Clearly, we will need to have further discussions with the UK Government on a range of issues.

In the One Wales programme for government, we committed ourselves to do whatever is possible to mitigate the effects on students ordinarily resident in Wales if the Westminster government lifts the cap on fees. We made it clear that our policies would widen participation in education; would maximise the economic, social and cultural impact of universities on learners and the wider community; will require universities to work together to make the most of their resources and provide the widest possible range of opportunities for students, with a higher education system that is responsive to the needs of students, employers and the wider community and economy and which assists us in tackling poverty and disadvantage.

The Assembly Government has a responsibility to students ordinarily resident in Wales, wherever they choose to study, and to the Welsh higher education sector.  Our response will be based on One Wales and the higher education strategy, which flowed from it, For our Future. In For our Future, we set out our objectives for higher education in Wales. We stated that we would build the future of higher education on the secure foundations of social justice and supporting a buoyant economy.

Central to our policy is the principle that access to higher education should be on the basis of the individual’s potential to benefit, and not on the basis of what they can afford to pay.  We do not wish to see the development of a market in higher education where institutions compete on price and students choose their courses or institutions on the basis of relative cost.

Lord Browne’s review further shifts the burden of paying for higher education from the state to the graduate and, will, we believe, result in a largely market-based system where institutions increasingly compete on cost not quality.

Equality of opportunity, strong community ties and a rich cultural and linguistic heritage cannot be left to the market.

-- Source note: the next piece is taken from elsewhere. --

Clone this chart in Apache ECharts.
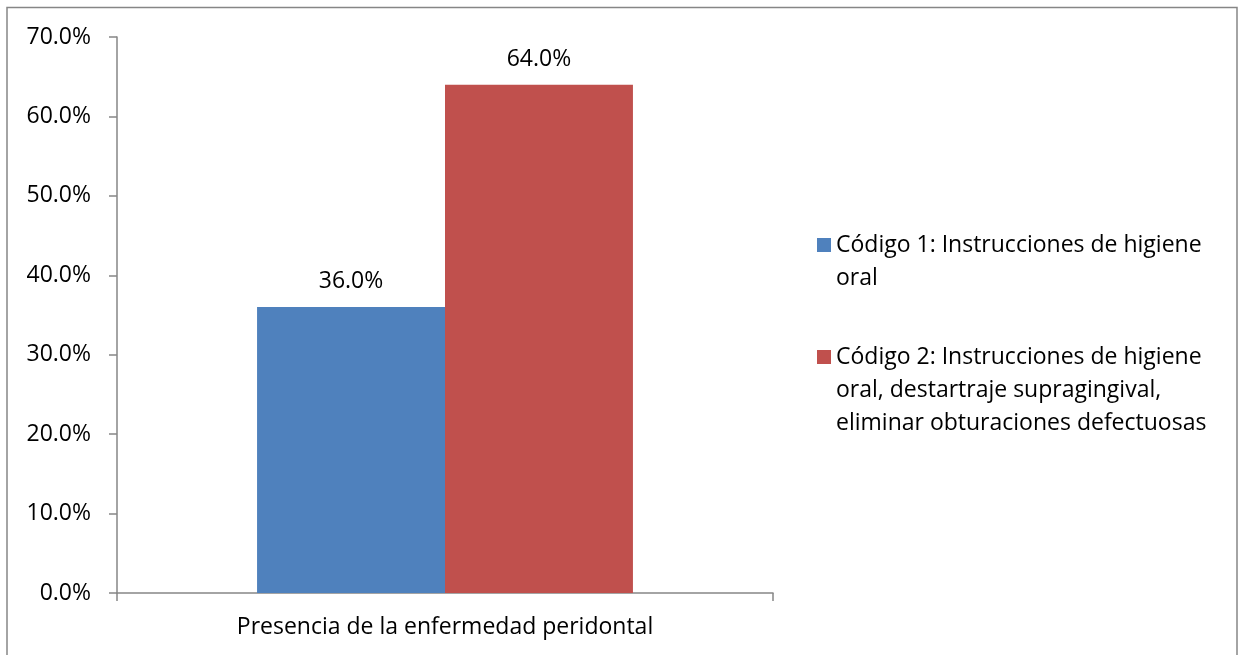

The state cannot shirk its responsibility to intervene to secure inclusion and to build community cohesion.

The National Assembly voted in 2005 for the introduction of deferred, variable, fees on a motion from all four party leaders. The One Wales government put new proposals to the National Assembly in 2009 which have come into operation from this academic year. Clearly, we would prefer not to have to amend those proposals. However, equally clearly, we cannot afford to subsidise the higher education system in England.

The One Wales government does not believe in full-cost or near full-cost fees.  We question the long-term sustainability of Lord Browne’s approach in a world where higher education institutions in Europe are offering high quality courses through the medium of English at low or no fees. We believe that the Browne proposals, coupled with anticipated cuts in higher education expenditure, will mean a market in higher education that could destabilise significant numbers of HE institutions in England and lead to a reduction in applicants from lower income families.

The Secretary of State for Business, Innovation and Skills is making a statement in the House of Commons this afternoon. However, we do not expect the final response from the UK government until after the CSR. The One Wales Government will explore over the next few weeks our response to Browne, and we will do so with an open mind. Everything will be on the table, including revisions to the proposals previously outlined by my predecessor which have come into affect this year.

We remain convinced that radical change to structure, organisation, and delivery is the only way to transform the impact of higher education on Wales’s prosperity and well being.  We will do that on the basis of our strategy, For our Future.  Llywydd, we have made it clear that in Wales we believe in planning the future of higher education, rather than letting the market rule.